● **Instruction**:
Write out the data again exactly, skipping every picture.

/---

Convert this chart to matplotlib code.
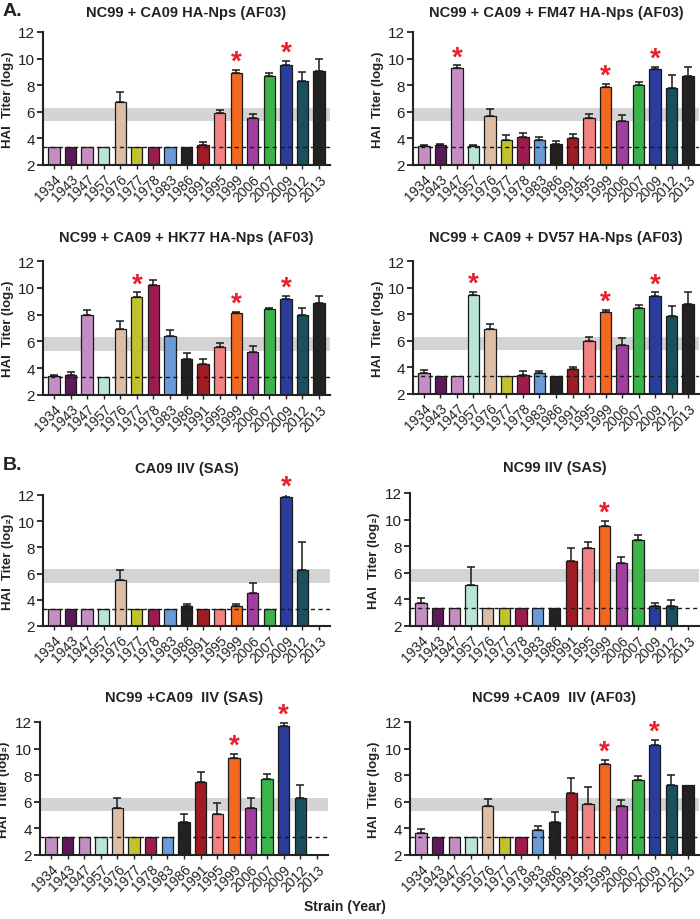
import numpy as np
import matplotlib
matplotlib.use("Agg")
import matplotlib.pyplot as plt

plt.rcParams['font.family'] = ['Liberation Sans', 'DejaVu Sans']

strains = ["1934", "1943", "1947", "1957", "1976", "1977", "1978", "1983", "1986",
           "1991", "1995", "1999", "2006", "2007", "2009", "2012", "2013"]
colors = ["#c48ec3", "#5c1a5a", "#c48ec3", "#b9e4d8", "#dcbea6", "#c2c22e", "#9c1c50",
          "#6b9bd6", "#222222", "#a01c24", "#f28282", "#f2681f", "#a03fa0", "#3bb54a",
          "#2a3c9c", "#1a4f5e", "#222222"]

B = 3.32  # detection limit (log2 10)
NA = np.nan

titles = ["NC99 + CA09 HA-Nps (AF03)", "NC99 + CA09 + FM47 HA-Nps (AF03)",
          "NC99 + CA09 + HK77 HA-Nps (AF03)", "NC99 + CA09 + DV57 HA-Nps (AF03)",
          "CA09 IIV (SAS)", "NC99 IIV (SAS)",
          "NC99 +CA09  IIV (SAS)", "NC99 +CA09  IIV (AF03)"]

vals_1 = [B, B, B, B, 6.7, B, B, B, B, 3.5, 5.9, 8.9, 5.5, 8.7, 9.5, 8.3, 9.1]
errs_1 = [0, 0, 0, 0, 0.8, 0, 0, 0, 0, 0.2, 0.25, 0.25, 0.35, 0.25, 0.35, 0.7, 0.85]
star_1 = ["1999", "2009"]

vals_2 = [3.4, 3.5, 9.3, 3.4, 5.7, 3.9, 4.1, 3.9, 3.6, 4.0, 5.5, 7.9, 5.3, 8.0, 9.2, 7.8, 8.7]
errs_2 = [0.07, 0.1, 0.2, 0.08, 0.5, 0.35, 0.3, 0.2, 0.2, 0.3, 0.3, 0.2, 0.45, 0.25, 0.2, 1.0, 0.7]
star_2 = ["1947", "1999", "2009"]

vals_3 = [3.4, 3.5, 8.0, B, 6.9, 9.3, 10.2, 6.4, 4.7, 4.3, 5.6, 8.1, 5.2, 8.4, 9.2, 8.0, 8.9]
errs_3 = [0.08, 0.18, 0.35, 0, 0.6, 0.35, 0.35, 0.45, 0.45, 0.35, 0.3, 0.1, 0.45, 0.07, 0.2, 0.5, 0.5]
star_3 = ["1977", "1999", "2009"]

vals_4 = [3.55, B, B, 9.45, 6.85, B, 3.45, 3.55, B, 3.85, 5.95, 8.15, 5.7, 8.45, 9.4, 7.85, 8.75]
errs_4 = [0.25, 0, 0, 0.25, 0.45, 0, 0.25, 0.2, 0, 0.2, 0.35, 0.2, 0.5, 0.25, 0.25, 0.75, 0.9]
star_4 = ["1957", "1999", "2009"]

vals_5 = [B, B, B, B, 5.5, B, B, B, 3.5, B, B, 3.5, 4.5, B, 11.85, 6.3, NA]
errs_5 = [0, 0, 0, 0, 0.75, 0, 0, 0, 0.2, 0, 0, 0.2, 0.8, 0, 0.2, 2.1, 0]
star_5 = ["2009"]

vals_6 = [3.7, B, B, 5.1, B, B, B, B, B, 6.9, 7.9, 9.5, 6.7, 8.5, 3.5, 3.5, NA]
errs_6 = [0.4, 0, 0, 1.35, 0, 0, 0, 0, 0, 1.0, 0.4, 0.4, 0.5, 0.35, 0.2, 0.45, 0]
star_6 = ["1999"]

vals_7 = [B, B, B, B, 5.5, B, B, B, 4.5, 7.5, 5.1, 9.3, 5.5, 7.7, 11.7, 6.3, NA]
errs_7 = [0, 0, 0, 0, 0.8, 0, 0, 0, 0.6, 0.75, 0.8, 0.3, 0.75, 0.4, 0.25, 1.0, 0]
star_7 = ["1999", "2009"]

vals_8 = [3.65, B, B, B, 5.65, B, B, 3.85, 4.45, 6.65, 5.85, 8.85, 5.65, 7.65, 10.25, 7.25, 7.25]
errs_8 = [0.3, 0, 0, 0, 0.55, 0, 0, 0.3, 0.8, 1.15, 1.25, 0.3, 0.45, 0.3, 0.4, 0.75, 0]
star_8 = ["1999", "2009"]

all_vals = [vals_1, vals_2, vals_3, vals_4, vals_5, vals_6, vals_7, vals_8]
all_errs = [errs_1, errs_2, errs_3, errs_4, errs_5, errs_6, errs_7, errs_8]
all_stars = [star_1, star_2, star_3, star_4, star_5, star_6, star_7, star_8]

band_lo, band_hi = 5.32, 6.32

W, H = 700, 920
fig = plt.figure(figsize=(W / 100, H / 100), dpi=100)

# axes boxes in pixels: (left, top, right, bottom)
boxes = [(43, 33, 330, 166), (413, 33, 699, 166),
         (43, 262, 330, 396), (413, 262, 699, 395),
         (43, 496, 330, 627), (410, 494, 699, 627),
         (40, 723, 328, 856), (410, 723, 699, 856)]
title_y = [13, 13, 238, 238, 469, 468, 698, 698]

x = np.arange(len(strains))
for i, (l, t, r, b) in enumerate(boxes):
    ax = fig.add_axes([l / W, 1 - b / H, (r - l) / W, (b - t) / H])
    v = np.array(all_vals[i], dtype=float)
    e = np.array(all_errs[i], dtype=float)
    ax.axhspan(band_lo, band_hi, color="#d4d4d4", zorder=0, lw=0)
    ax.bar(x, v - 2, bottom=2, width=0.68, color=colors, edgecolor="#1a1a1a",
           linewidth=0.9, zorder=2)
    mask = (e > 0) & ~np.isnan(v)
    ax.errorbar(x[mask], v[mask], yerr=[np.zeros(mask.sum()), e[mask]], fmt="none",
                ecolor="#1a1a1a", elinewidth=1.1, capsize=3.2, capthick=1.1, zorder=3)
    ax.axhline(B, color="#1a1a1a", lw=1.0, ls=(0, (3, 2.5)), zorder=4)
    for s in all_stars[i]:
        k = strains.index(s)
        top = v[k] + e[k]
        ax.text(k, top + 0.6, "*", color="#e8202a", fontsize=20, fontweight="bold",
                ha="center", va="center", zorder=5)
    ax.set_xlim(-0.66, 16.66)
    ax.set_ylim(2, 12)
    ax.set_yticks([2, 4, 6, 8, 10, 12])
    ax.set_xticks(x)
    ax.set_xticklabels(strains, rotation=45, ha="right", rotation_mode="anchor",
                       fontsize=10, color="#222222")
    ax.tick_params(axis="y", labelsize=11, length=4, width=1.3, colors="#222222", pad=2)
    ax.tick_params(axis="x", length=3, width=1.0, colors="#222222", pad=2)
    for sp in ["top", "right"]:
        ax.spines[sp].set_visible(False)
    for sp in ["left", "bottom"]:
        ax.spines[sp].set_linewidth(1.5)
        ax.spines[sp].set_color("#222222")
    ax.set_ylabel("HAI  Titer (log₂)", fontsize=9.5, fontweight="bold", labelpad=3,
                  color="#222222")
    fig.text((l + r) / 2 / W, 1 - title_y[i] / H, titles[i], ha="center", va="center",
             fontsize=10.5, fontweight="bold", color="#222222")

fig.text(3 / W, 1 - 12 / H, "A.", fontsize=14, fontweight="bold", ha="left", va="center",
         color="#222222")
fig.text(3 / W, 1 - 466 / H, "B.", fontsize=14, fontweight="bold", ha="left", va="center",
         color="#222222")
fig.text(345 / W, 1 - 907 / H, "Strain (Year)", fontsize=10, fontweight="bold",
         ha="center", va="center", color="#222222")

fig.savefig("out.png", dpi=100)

\---

● **Output of the task**:
Convert this chart to matplotlib code.
import numpy as np
import matplotlib
matplotlib.use("Agg")
import matplotlib.pyplot as plt

plt.rcParams['font.family'] = ['Liberation Sans', 'DejaVu Sans']

strains = ["1934", "1943", "1947", "1957", "1976", "1977", "1978", "1983", "1986",
           "1991", "1995", "1999", "2006", "2007", "2009", "2012", "2013"]
colors = ["#c48ec3", "#5c1a5a", "#c48ec3", "#b9e4d8", "#dcbea6", "#c2c22e", "#9c1c50",
          "#6b9bd6", "#222222", "#a01c24", "#f28282", "#f2681f", "#a03fa0", "#3bb54a",
          "#2a3c9c", "#1a4f5e", "#222222"]

B = 3.32  # detection limit (log2 10)
NA = np.nan

titles = ["NC99 + CA09 HA-Nps (AF03)", "NC99 + CA09 + FM47 HA-Nps (AF03)",
          "NC99 + CA09 + HK77 HA-Nps (AF03)", "NC99 + CA09 + DV57 HA-Nps (AF03)",
          "CA09 IIV (SAS)", "NC99 IIV (SAS)",
          "NC99 +CA09  IIV (SAS)", "NC99 +CA09  IIV (AF03)"]

vals_1 = [B, B, B, B, 6.7, B, B, B, B, 3.5, 5.9, 8.9, 5.5, 8.7, 9.5, 8.3, 9.1]
errs_1 = [0, 0, 0, 0, 0.8, 0, 0, 0, 0, 0.2, 0.25, 0.25, 0.35, 0.25, 0.35, 0.7, 0.85]
star_1 = ["1999", "2009"]

vals_2 = [3.4, 3.5, 9.3, 3.4, 5.7, 3.9, 4.1, 3.9, 3.6, 4.0, 5.5, 7.9, 5.3, 8.0, 9.2, 7.8, 8.7]
errs_2 = [0.07, 0.1, 0.2, 0.08, 0.5, 0.35, 0.3, 0.2, 0.2, 0.3, 0.3, 0.2, 0.45, 0.25, 0.2, 1.0, 0.7]
star_2 = ["1947", "1999", "2009"]

vals_3 = [3.4, 3.5, 8.0, B, 6.9, 9.3, 10.2, 6.4, 4.7, 4.3, 5.6, 8.1, 5.2, 8.4, 9.2, 8.0, 8.9]
errs_3 = [0.08, 0.18, 0.35, 0, 0.6, 0.35, 0.35, 0.45, 0.45, 0.35, 0.3, 0.1, 0.45, 0.07, 0.2, 0.5, 0.5]
star_3 = ["1977", "1999", "2009"]

vals_4 = [3.55, B, B, 9.45, 6.85, B, 3.45, 3.55, B, 3.85, 5.95, 8.15, 5.7, 8.45, 9.4, 7.85, 8.75]
errs_4 = [0.25, 0, 0, 0.25, 0.45, 0, 0.25, 0.2, 0, 0.2, 0.35, 0.2, 0.5, 0.25, 0.25, 0.75, 0.9]
star_4 = ["1957", "1999", "2009"]

vals_5 = [B, B, B, B, 5.5, B, B, B, 3.5, B, B, 3.5, 4.5, B, 11.85, 6.3, NA]
errs_5 = [0, 0, 0, 0, 0.75, 0, 0, 0, 0.2, 0, 0, 0.2, 0.8, 0, 0.2, 2.1, 0]
star_5 = ["2009"]

vals_6 = [3.7, B, B, 5.1, B, B, B, B, B, 6.9, 7.9, 9.5, 6.7, 8.5, 3.5, 3.5, NA]
errs_6 = [0.4, 0, 0, 1.35, 0, 0, 0, 0, 0, 1.0, 0.4, 0.4, 0.5, 0.35, 0.2, 0.45, 0]
star_6 = ["1999"]

vals_7 = [B, B, B, B, 5.5, B, B, B, 4.5, 7.5, 5.1, 9.3, 5.5, 7.7, 11.7, 6.3, NA]
errs_7 = [0, 0, 0, 0, 0.8, 0, 0, 0, 0.6, 0.75, 0.8, 0.3, 0.75, 0.4, 0.25, 1.0, 0]
star_7 = ["1999", "2009"]

vals_8 = [3.65, B, B, B, 5.65, B, B, 3.85, 4.45, 6.65, 5.85, 8.85, 5.65, 7.65, 10.25, 7.25, 7.25]
errs_8 = [0.3, 0, 0, 0, 0.55, 0, 0, 0.3, 0.8, 1.15, 1.25, 0.3, 0.45, 0.3, 0.4, 0.75, 0]
star_8 = ["1999", "2009"]

all_vals = [vals_1, vals_2, vals_3, vals_4, vals_5, vals_6, vals_7, vals_8]
all_errs = [errs_1, errs_2, errs_3, errs_4, errs_5, errs_6, errs_7, errs_8]
all_stars = [star_1, star_2, star_3, star_4, star_5, star_6, star_7, star_8]

band_lo, band_hi = 5.32, 6.32

W, H = 700, 920
fig = plt.figure(figsize=(W / 100, H / 100), dpi=100)

# axes boxes in pixels: (left, top, right, bottom)
boxes = [(43, 33, 330, 166), (413, 33, 699, 166),
         (43, 262, 330, 396), (413, 262, 699, 395),
         (43, 496, 330, 627), (410, 494, 699, 627),
         (40, 723, 328, 856), (410, 723, 699, 856)]
title_y = [13, 13, 238, 238, 469, 468, 698, 698]

x = np.arange(len(strains))
for i, (l, t, r, b) in enumerate(boxes):
    ax = fig.add_axes([l / W, 1 - b / H, (r - l) / W, (b - t) / H])
    v = np.array(all_vals[i], dtype=float)
    e = np.array(all_errs[i], dtype=float)
    ax.axhspan(band_lo, band_hi, color="#d4d4d4", zorder=0, lw=0)
    ax.bar(x, v - 2, bottom=2, width=0.68, color=colors, edgecolor="#1a1a1a",
           linewidth=0.9, zorder=2)
    mask = (e > 0) & ~np.isnan(v)
    ax.errorbar(x[mask], v[mask], yerr=[np.zeros(mask.sum()), e[mask]], fmt="none",
                ecolor="#1a1a1a", elinewidth=1.1, capsize=3.2, capthick=1.1, zorder=3)
    ax.axhline(B, color="#1a1a1a", lw=1.0, ls=(0, (3, 2.5)), zorder=4)
    for s in all_stars[i]:
        k = strains.index(s)
        top = v[k] + e[k]
        ax.text(k, top + 0.6, "*", color="#e8202a", fontsize=20, fontweight="bold",
                ha="center", va="center", zorder=5)
    ax.set_xlim(-0.66, 16.66)
    ax.set_ylim(2, 12)
    ax.set_yticks([2, 4, 6, 8, 10, 12])
    ax.set_xticks(x)
    ax.set_xticklabels(strains, rotation=45, ha="right", rotation_mode="anchor",
                       fontsize=10, color="#222222")
    ax.tick_params(axis="y", labelsize=11, length=4, width=1.3, colors="#222222", pad=2)
    ax.tick_params(axis="x", length=3, width=1.0, colors="#222222", pad=2)
    for sp in ["top", "right"]:
        ax.spines[sp].set_visible(False)
    for sp in ["left", "bottom"]:
        ax.spines[sp].set_linewidth(1.5)
        ax.spines[sp].set_color("#222222")
    ax.set_ylabel("HAI  Titer (log₂)", fontsize=9.5, fontweight="bold", labelpad=3,
                  color="#222222")
    fig.text((l + r) / 2 / W, 1 - title_y[i] / H, titles[i], ha="center", va="center",
             fontsize=10.5, fontweight="bold", color="#222222")

fig.text(3 / W, 1 - 12 / H, "A.", fontsize=14, fontweight="bold", ha="left", va="center",
         color="#222222")
fig.text(3 / W, 1 - 466 / H, "B.", fontsize=14, fontweight="bold", ha="left", va="center",
         color="#222222")
fig.text(345 / W, 1 - 907 / H, "Strain (Year)", fontsize=10, fontweight="bold",
         ha="center", va="center", color="#222222")

fig.savefig("out.png", dpi=100)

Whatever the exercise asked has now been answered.